As enlargement fatigue has set in, attitudes in the EU have been changing over time. The costs of the 2009 financial crisis and the Greek bailout have frayed nerves. The Western Balkans countries have also been particularly slow and uneven reformers, and lingering corruption concerns and anti-democratic trends in new member countries have made many wary of importing new potential problems. Anti-immigrant attitudes and fiscal conservatism have also hardened across Europe. And Brexit has undermined assumptions about Europe’s common destiny.

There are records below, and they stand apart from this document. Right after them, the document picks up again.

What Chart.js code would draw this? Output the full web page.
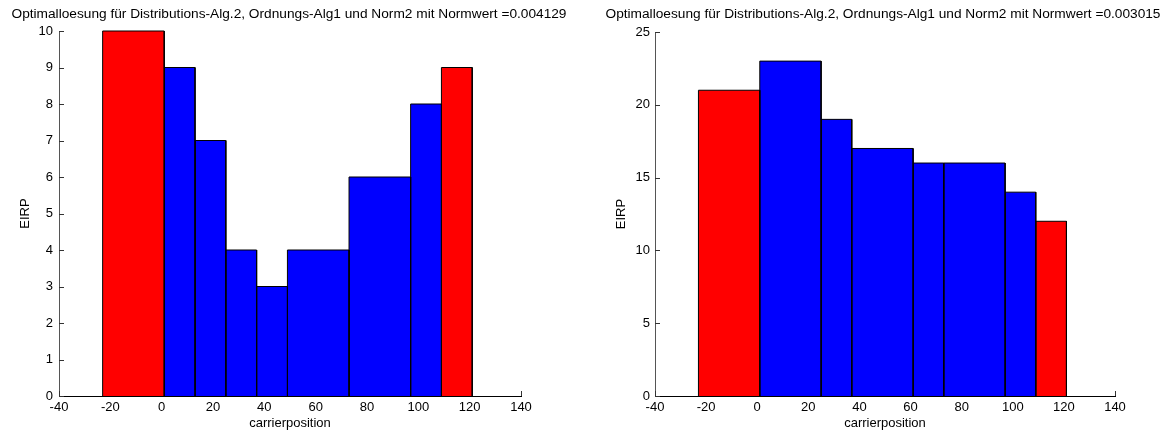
<!DOCTYPE html>
<html>
<head>
<meta charset="utf-8">
<script src="https://cdn.jsdelivr.net/npm/chart.js@4/dist/chart.umd.min.js"></script>
<style>
  html, body { margin: 0; padding: 0; background: #fff; overflow: hidden; }
  .panel { position: absolute; top: 0; width: 584px; height: 432px; }
  .title {
    position: absolute; top: 6px; transform: translateX(-50%);
    white-space: nowrap; font: 13.7px/16px "Liberation Sans", Arial, Helvetica, sans-serif; color: #000;
  }
</style>
</head>
<body>
<div class="panel" style="left:0"><canvas id="left" width="584" height="432"></canvas></div>
<div class="panel" style="left:584px"><canvas id="right" width="584" height="432"></canvas></div>
<div class="title" id="leftTitle" style="left:289px"></div>
<div class="title" id="rightTitle" style="left:883px"></div>
<script>
// Daten
const leftTitle = 'Optimalloesung für Distributions-Alg.2, Ordnungs-Alg1 und Norm2 mit Normwert =0.004129';
const leftEdges = [-23, 1, 13, 25, 37, 49, 73, 97, 109, 121];
const leftEIRP = [10, 9, 7, 4, 3, 4, 6, 8, 9];

const rightTitle = 'Optimalloesung für Distributions-Alg.2, Ordnungs-Alg1 und Norm2 mit Normwert =0.003015';
const rightEdges = [-23, 1, 25, 37, 61, 73, 97, 109, 121];
const rightEIRP = [21, 23, 19, 17, 16, 16, 14, 12];

const xLabel = 'carrierposition';
const yLabel = 'EIRP';

const FONT = '"Liberation Sans", Arial, Helvetica, sans-serif';

document.getElementById('leftTitle').textContent = leftTitle;
document.getElementById('rightTitle').textContent = rightTitle;

// MATLAB-Ticks zeigen nach innen
const inwardTicks = {
    id: 'inwardTicks',
    beforeDatasetsDraw(chart) {
        const { ctx, chartArea: a, scales: { x, y } } = chart;
        ctx.save();
        ctx.strokeStyle = '#333';
        ctx.lineWidth = 1;
        ctx.beginPath();
        y.ticks.forEach(t => {
            const py = Math.round(y.getPixelForValue(t.value)) + 0.5;
            ctx.moveTo(a.left, py);
            ctx.lineTo(a.left + 5, py);
        });
        x.ticks.forEach(t => {
            const px = Math.round(x.getPixelForValue(t.value)) + 0.5;
            ctx.moveTo(px, a.bottom);
            ctx.lineTo(px, a.bottom - 5);
        });
        ctx.stroke();
        ctx.restore();
    }
};

// jeder Balken als geschlossener Linienzug
function barDatasets(edges, values) {
    return values.map((v, i) => {
        const outer = i === 0 || i === values.length - 1;
        return {
            data: [
                { x: edges[i], y: 0 },
                { x: edges[i], y: v },
                { x: edges[i + 1], y: v },
                { x: edges[i + 1], y: 0 }
            ],
            fill: 'origin',
            backgroundColor: outer ? '#ff0000' : '#0000ff',
            borderColor: '#000',
            borderWidth: 1,
            pointRadius: 0,
            tension: 0,
            clip: false
        };
    });
}

function makeChart(id, edges, values, yMax, yStep, opt) {
    const ctx = document.getElementById(id).getContext('2d');
    return new Chart(ctx, {
        type: 'line',
        data: { datasets: barDatasets(edges, values) },
        plugins: [inwardTicks],
        options: {
            responsive: false,
            animation: false,
            events: [],
            layout: { padding: { left: 0, right: opt.padRight, top: opt.padTop, bottom: 0 } },
            plugins: {
                legend: { display: false },
                tooltip: { enabled: false },
                title: { display: false }
            },
            scales: {
                x: {
                    type: 'linear',
                    min: -40,
                    max: 140,
                    afterFit: s => { s.height = 36; },
                    ticks: { stepSize: 20, color: '#000', padding: 4, font: { family: FONT, size: 13 }, maxRotation: 0 },
                    grid: { drawOnChartArea: false, drawTicks: false },
                    border: { color: '#000', width: 1 },
                    title: { display: true, text: xLabel, color: '#000', font: { family: FONT, size: 13 }, padding: { top: 0, bottom: 1 } }
                },
                y: {
                    min: 0,
                    max: yMax,
                    afterFit: s => { s.width = opt.yWidth; },
                    ticks: { stepSize: yStep, color: '#000', padding: opt.tickPad, font: { family: FONT, size: 13 } },
                    grid: { drawOnChartArea: false, drawTicks: false },
                    border: { color: '#555', width: 1 },
                    title: { display: true, text: yLabel, color: '#000', font: { family: FONT, size: 13 }, padding: { top: opt.yTitlePad, bottom: 0 } }
                }
            }
        }
    });
}

makeChart('left', leftEdges, leftEIRP, 10, 1,
    { padRight: 63, padTop: 31, yWidth: 59, tickPad: 6, yTitlePad: 18 });
makeChart('right', rightEdges, rightEIRP, 25, 5,
    { padRight: 53, padTop: 32, yWidth: 71, tickPad: 5, yTitlePad: 30 });
</script>
</body>
</html>
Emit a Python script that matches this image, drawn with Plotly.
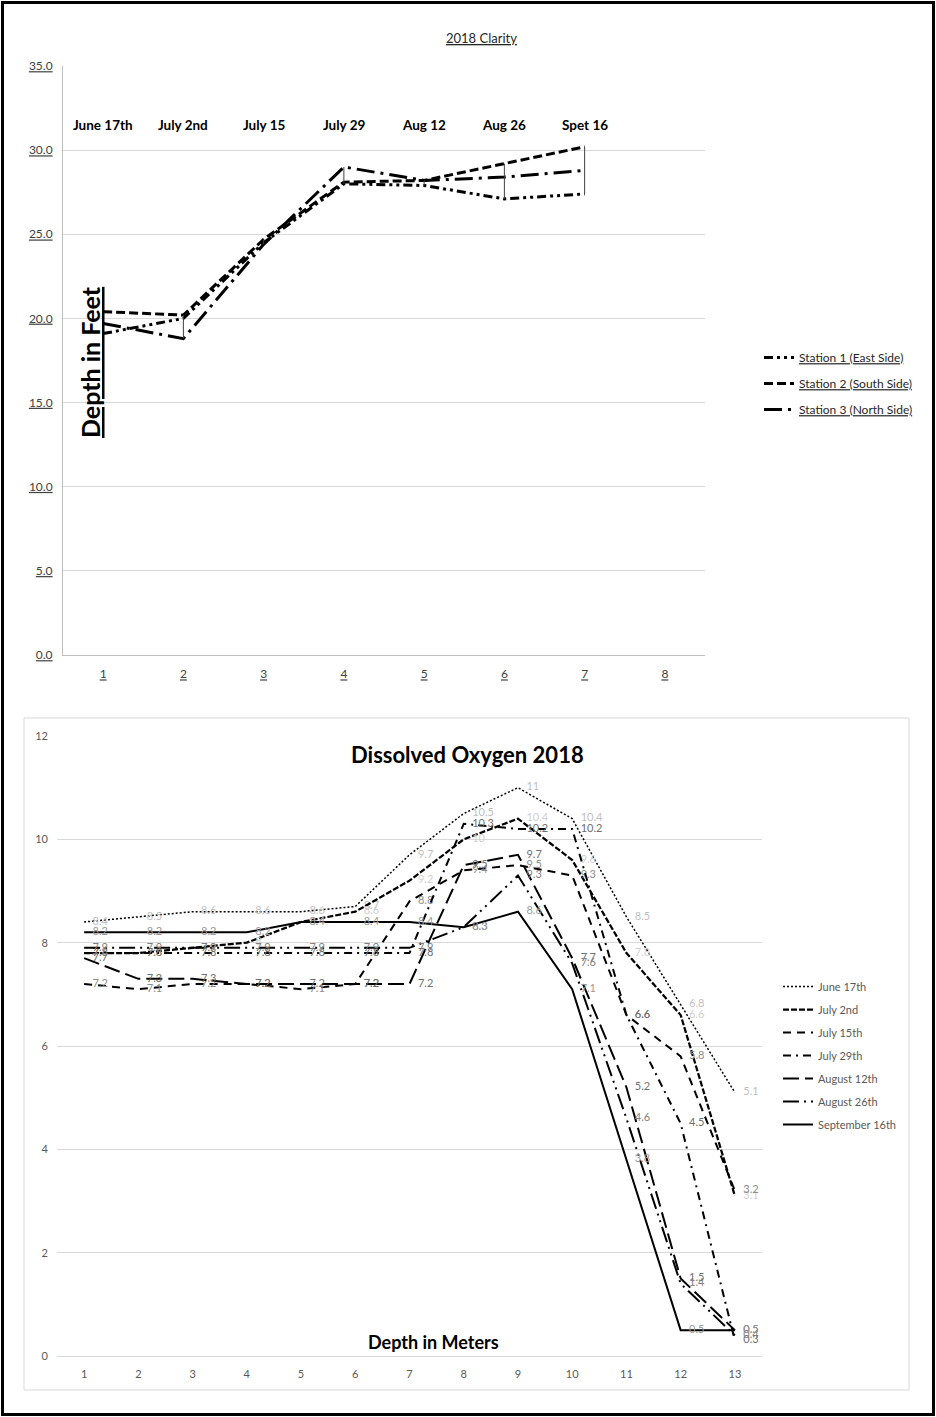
import plotly.graph_objects as go

W, H = 936, 1417
FONT = "Lato"

# ---------------- Top chart: 2018 Clarity ----------------
clarity_x = [1, 2, 3, 4, 5, 6, 7]
clarity_dates = ["June 17th", "July 2nd", "July 15", "July 29", "Aug 12", "Aug 26", "Spet 16"]
station1 = [19.1, 20.0, 24.5, 28.0, 27.9, 27.1, 27.4]
station2 = [20.4, 20.2, 24.7, 28.1, 28.2, 29.2, 30.2]
station3 = [19.7, 18.8, 24.4, 29.0, 28.2, 28.4, 28.8]
station_names = ["Station 1 (East Side)", "Station 2 (South Side)", "Station 3 (North Side)"]
clarity_xticks = [1, 2, 3, 4, 5, 6, 7, 8]
clarity_yticks = [0, 5, 10, 15, 20, 25, 30, 35]
date_label_depth = 31.5

# ---------------- Bottom chart: Dissolved Oxygen 2018 ----------------
depth_m = [1, 2, 3, 4, 5, 6, 7, 8, 9, 10, 11, 12, 13]
do_june17 = [8.4, 8.5, 8.6, 8.6, 8.6, 8.7, 9.7, 10.5, 11, 10.4, 8.5, 6.8, 5.1]
do_july2 = [7.8, 7.8, 7.9, 8.0, 8.4, 8.6, 9.2, 10, 10.4, 9.6, 7.8, 6.6, 3.1]
do_july15 = [7.2, 7.1, 7.2, 7.2, 7.1, 7.2, 8.8, 9.4, 9.5, 9.3, 6.6, 5.8, 3.2]
do_july29 = [7.8, 7.8, 7.8, 7.8, 7.8, 7.8, 7.8, 10.3, 10.2, 10.2, 6.6, 4.5, 0.3]
do_aug12 = [7.7, 7.3, 7.3, 7.2, 7.2, 7.2, 7.2, 9.5, 9.7, 7.7, 5.2, 1.5, 0.5]
do_aug26 = [7.9, 7.9, 7.9, 7.9, 7.9, 7.9, 7.9, 8.3, 9.3, 7.6, 4.6, 1.4, 0.4]
do_sept16 = [8.2, 8.2, 8.2, 8.2, 8.4, 8.4, 8.4, 8.3, 8.6, 7.1, 3.8, 0.5, 0.5]
do_names = ["June 17th", "July 2nd", "July 15th", "July 29th", "August 12th", "August 26th", "September 16th"]
do_yticks = [0, 2, 4, 6, 8, 10, 12]


def px(x):
    return x / W


def py(y):
    return 1 - y / H


fig = go.Figure()

# top chart series
top_styles = [
    dict(dash="9px,4px,3px,4px,3px,4px"),
    dict(dash="9px,4px"),
    dict(dash="18px,6px,3px,6px"),
]
for name, vals, st in zip(station_names, [station1, station2, station3], top_styles):
    fig.add_trace(go.Scatter(
        x=clarity_x, y=vals, mode="lines", name="<u>" + name + "</u>",
        line=dict(color="black", width=3, dash=st["dash"]),
        xaxis="x", yaxis="y", legend="legend", legendgroup=name,
    ))

# high-low lines computed from the data
hl_x, hl_y = [], []
for i, xv in enumerate(clarity_x):
    vals = [station1[i], station2[i], station3[i]]
    hl_x += [xv, xv, None]
    hl_y += [min(vals), max(vals), None]
fig.add_trace(go.Scatter(
    x=hl_x, y=hl_y, mode="lines", line=dict(color="#404040", width=1),
    showlegend=False, xaxis="x", yaxis="y", hoverinfo="skip",
))

# bottom chart series
do_series = [do_june17, do_july2, do_july15, do_july29, do_aug12, do_aug26, do_sept16]
do_styles = [
    dict(dash="2px,2px", width=1.5, tc="#bfbfbf"),
    dict(dash="6px,2px", width=2.25, tc="#d0d0d0"),
    dict(dash="8px,6px", width=2, tc="#8c8c8c"),
    dict(dash="8px,5px,2px,5px", width=2, tc="#6f6f6f"),
    dict(dash="16px,6px", width=2, tc="#6f6f6f"),
    dict(dash="16px,5px,2px,5px,2px,5px", width=2, tc="#7f7f7f"),
    dict(dash="solid", width=2, tc="#999999"),
]
for name, vals, st in zip(do_names, do_series, do_styles):
    fig.add_trace(go.Scatter(
        x=depth_m, y=vals, mode="lines+text", name=name,
        text=[f"   {v:g}" for v in vals], textposition="middle right",
        textfont=dict(family=FONT, size=11, color=st["tc"]),
        line=dict(color="black", width=st["width"], dash=st["dash"]),
        xaxis="x2", yaxis="y2", legend="legend2", legendgroup=name,
    ))

axis_font = dict(family=FONT, size=12, color="#404040")

fig.update_layout(
    width=W, height=H, autosize=False,
    margin=dict(l=0, r=0, t=0, b=0, pad=0, autoexpand=False),
    paper_bgcolor="white", plot_bgcolor="white",
    font=dict(family=FONT, color="#404040"),
    xaxis=dict(
        domain=[px(63), px(705)], range=[0.5, 8.5], anchor="y", automargin=False,
        tickvals=clarity_xticks, ticktext=[f"<u>{t}</u>" for t in clarity_xticks],
        showgrid=False, showline=True, linecolor="#bfbfbf", zeroline=False,
        ticks="", tickfont=axis_font, ticklabelstandoff=8,
    ),
    yaxis=dict(
        domain=[py(655), py(66)], range=[0, 35], anchor="x", automargin=False,
        tickvals=clarity_yticks, ticktext=[f"<u>{t:.1f}</u>" for t in clarity_yticks],
        showgrid=True, gridcolor="#d9d9d9", showline=True, linecolor="#bfbfbf",
        zeroline=False, ticks="", tickfont=axis_font, ticklabelstandoff=7,
    ),
    xaxis2=dict(
        domain=[px(57), px(762)], range=[0.5, 13.5], anchor="y2", automargin=False,
        tickvals=depth_m, showgrid=False, showline=True, linecolor="#d9d9d9",
        zeroline=False, ticks="", tickfont=dict(family=FONT, size=11, color="#595959"),
        ticklabelstandoff=8,
    ),
    yaxis2=dict(
        domain=[py(1356), py(736)], range=[0, 12], anchor="x2", automargin=False,
        tickvals=do_yticks, showgrid=True, gridcolor="#d9d9d9", showline=False,
        zeroline=False, ticks="", tickfont=dict(family=FONT, size=11, color="#595959"),
        ticklabelstandoff=8,
    ),
    legend=dict(
        x=px(759), y=py(343), xanchor="left", yanchor="top",
        font=dict(family=FONT, size=12, color="#262626"),
        tracegroupgap=7, bgcolor="rgba(0,0,0,0)",
    ),
    legend2=dict(
        x=px(778), y=py(972), xanchor="left", yanchor="top",
        font=dict(family=FONT, size=11, color="#595959"),
        tracegroupgap=4, bgcolor="rgba(0,0,0,0)",
    ),
    showlegend=True,
)


def ann(text, x, y, size, color="black", angle=0, xref="paper", yref="paper"):
    return dict(text=text, x=x, y=y, xref=xref, yref=yref, xanchor="center", yanchor="middle",
                textangle=angle, showarrow=False, font=dict(family=FONT, size=size, color=color))


annotations = [
    ann("<u>2018 Clarity</u>", px(482), py(38), 13, "#262626"),
    ann("<u><b>Depth in Feet</b></u>", px(90), py(362), 25, "black", angle=-90),
    ann("<b>Dissolved Oxygen 2018</b>", px(467), py(754), 22),
    ann("<b>Depth in Meters</b>", px(433), py(1342), 18),
]
for xv, lab in zip(clarity_x, clarity_dates):
    annotations.append(ann(f"<b>{lab}</b>", xv, date_label_depth, 13.5, xref="x", yref="y"))
fig.update_layout(annotations=annotations)

fig.update_layout(shapes=[
    dict(type="rect", xref="paper", yref="paper", x0=px(24), x1=px(909), y0=py(1390), y1=py(718),
         line=dict(color="#d9d9d9", width=1)),
    dict(type="rect", xref="paper", yref="paper", x0=px(2.5), x1=px(933.5), y0=py(1414.5), y1=py(2.5),
         line=dict(color="black", width=3)),
])

fig.write_html(
    "out.html",
    config={"displayModeBar": False},
    post_script="document.body.style.margin='0';document.body.style.overflow='hidden';",
)
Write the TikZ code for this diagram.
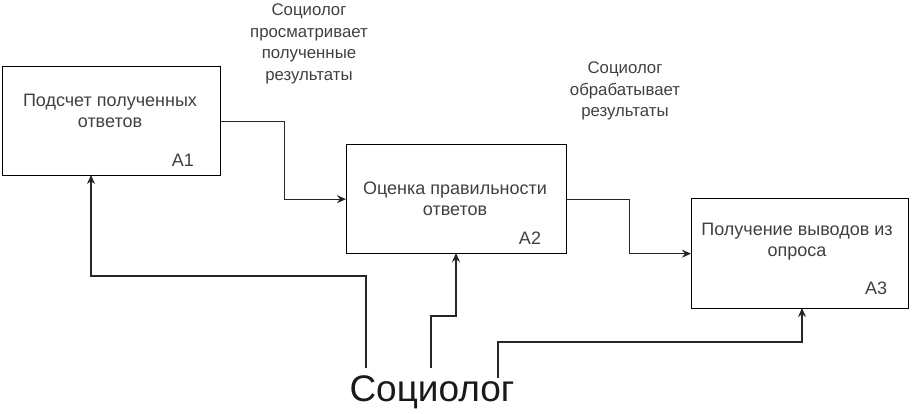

These are not issues to be ignored. But neither are the broader political questions raised by a move away from given commitments, which established a journey and destination for the Western Balkans. This was the promise of peace and security, a guarantee of a broader Europe based on values and ideals, made by the EU and backed by the U.S.

There is no denying that the challenge of integration has grown over the years, and the response requires renewed patience, confidence, imagination and energy. But the stakes are high.

The alternative is regression toward a divided Europe, surrounded by powers that have neither its interests nor its values at heart. Leaving the Western Balkans in a permanent twilight zone on the margins of Europe would be a strategic defeat — and an avoidable one.

All of us writing have devoted substantial parts of our careers to the success of the European project with special attention to the integration of the Western Balkans. In our view, the EU should not be turning away from the region. Instead, it should reaffirm the offer it made to the people of the Western Balkans, while working closely with the U.S. to push for needed reforms and progress. The Biden administration should be a strong partner in helping to achieve that goal.

Now is time to show renewed confidence in a strong Europe and promote the democratic values that still inspire so many in the region and across the world.